Kamp notları: Türkiye normalleşir mi, tek çare Mehmet Şimşek mi?

22 yıldır iktidarda olan, zorlu her virajdan başarıyla çıkan AKP’de sorunlar bir kampla halledilemeyecek kadar büyük. Ve Erdoğan’ın verebileceği kararlar dışında elde fazla bir enstrüman da yok…

Cumhurbaşkanı Erdoğan, partisinin Ankara'nın Kızılcahamam ilçesindeki "31. İstişare ve Değerlendirme Toplantısı'nda

31 Mart yerel seçimlerinin ardından 22 yıldır iktidarda olan, girdiği her seçimden birinci parti olarak çıkan AKP’de kamuoyuna sadece bir bölümü yansıyan yeni bir tartışma başladı.

AKP, 2023’teki genel seçim ve Cumhurbaşkanlığı seçimini kazanmıştı doğru ancak ilk kez partinin oyları yüzde 35’e gerilemişti ve Erdoğan, kurduğu ittifaklara rağmen ilk turda seçilmeyi başaramamıştı.

Muhalefetin başarısızlığının büyüklüğü AKP’deki erimenin ve tartışmanın üzerinin örtülmesini sağladı. Buna karşılık, parti içerisinde değişim talebini net biçimde dillendirenler vardı.

Yeniden Cumhurbaşkanı seçilen Erdoğan, bu taleplerin karşılanması için Ekim 2023’te olağanüstü kongreyi topladı.

İl ve ilçe teşkilatlarında değişim, genel merkezde değişim, kabinede değişim yapılarak, talepler karşılandı. Ya da karşılanmış görüntüsü yaratıldı.

***

Ancak sorunlar bitmedi.

Zira AKP Genel Merkezi’nde değişim talebini dillendirenler, işlerin üç beş isim tarafından yürütüldüğü, geriye kalanların Erdoğan ile görüşmeyi bile başaramadığı, bu üç beş ismin sadece kendilerine yakın isimleri kritik görevlere getirdikleri konusunda ısrarcıydılar.

O isimlerin kim olduğunu, AKP çevrelerindeki herkes yakından biliyor.

İddia o ki, değiştirilen il ve ilçe başkanları gibi yerlerine getirilenler de bu isimlere yakındılar.

***

Genel Merkez’deki değişim de tartışma konusu.

MYK değişmiş olsa da partinin vitrini olan MKYK’daki değişimin çok sınırlı kalması eleştirilerin başında geliyordu.

Öyle ki MKYK’da değişiklik yapmak istendiğinde bile MYK’da fazla seçenek bulunamadığı, bunun da bilinçli olarak böyle belirlendiği söyleniyordu.

***

Yerel seçim başarısızlığı bu tartışmaların ardından geldi.

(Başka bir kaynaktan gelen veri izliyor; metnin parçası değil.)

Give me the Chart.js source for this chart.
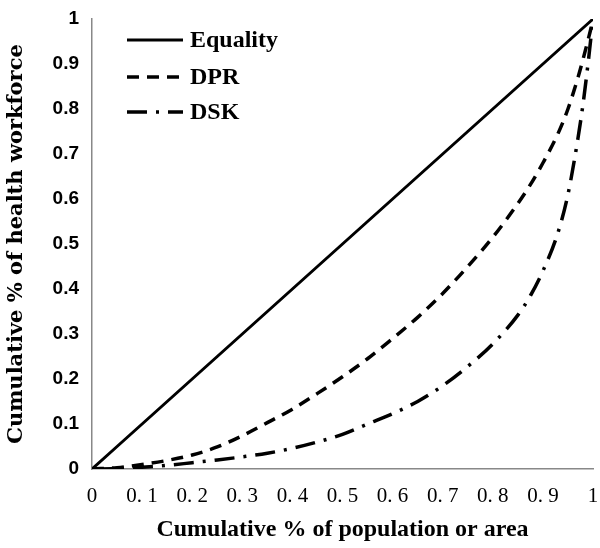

Bu noktada, eski AKP milletvekili Şamil Tayyar’ın son sosyal medya mesajlarını anımsamakta yarar var.

Tayyar, Kızılcahamam kampından sonra şu uyarılarda ve tespitlerde bulundu:

“AK Parti’de ilçe kongreleri Ekim’de başlayacak, büyük kongre seneye yapılacakmış. Bu arada ‘Türkiye Buluşmaları’ olacakmış. Bu planlamadan maksimum faydayı sağlama  konusunda iyimser olmadığımı belirtmek isterim. Aşağıdan yukarıya doğru gecikmeli bir yeniden yapılanma tasarlanıyor anlaşılan. Oysa yeniden yapılanma yukarıdan aşağıya doğru olmalıydı.

Yaşanan olumsuzlukların birinci derece müsebbipleri sigaya çekilmeden, kararlarda görece daha az etkisi olanlardan başlamak hatalı olur.  Hele süreci fail/failler yürütecekse…

Bu hata FETÖ mücadelesinde de yapıldı. Yukarıdaki karar verici sorumlular ayıklanmadan alt kademeler asli faillere emanet edilmişti…”

***

Tayyar’ın işaret ettiği konular, partideki itirazlarla paralel…

Yerel seçimde de benzer hataların tekrarlanması nedeniyle bu sonucun alındığı, değişimin bir türlü gerçekleştirilemediği, bunun da üç beş isimden ısrarla vazgeçilmemesinden kaynaklandığı konuşuluyor.

Ancak bu kısım, isimler, adaylarla ilgili…

***

AKP’de bir de MHP ile kurulan ittifakın sadece MHP’ye kazandırdığı, MHP’nin aldığı oyların iktidarda kalınmasını sağlasa da AKP’de erimeye yol açtığı düşüncesinde olan bir kesim var.

Erimenin sistematik olarak sürdüğü, sadece ekonomiye bağlanamayacağı, AKP’nin kuruluş felsefesi ile bugün yürüttüğü politika arasında en ufak bir yakınlık olmadığını savunan bir kesim.

Bu görüşü savunanlar, adalet, ifade özgürlüğü, temel haklar ve özgürlükler alanında bir dizi reform adımı atılması gerektiğini de düşünüyor.

Aynı kesim, dile getirilen söylemle olanlar arasındaki makasın açıklığına dikkat çekiyor.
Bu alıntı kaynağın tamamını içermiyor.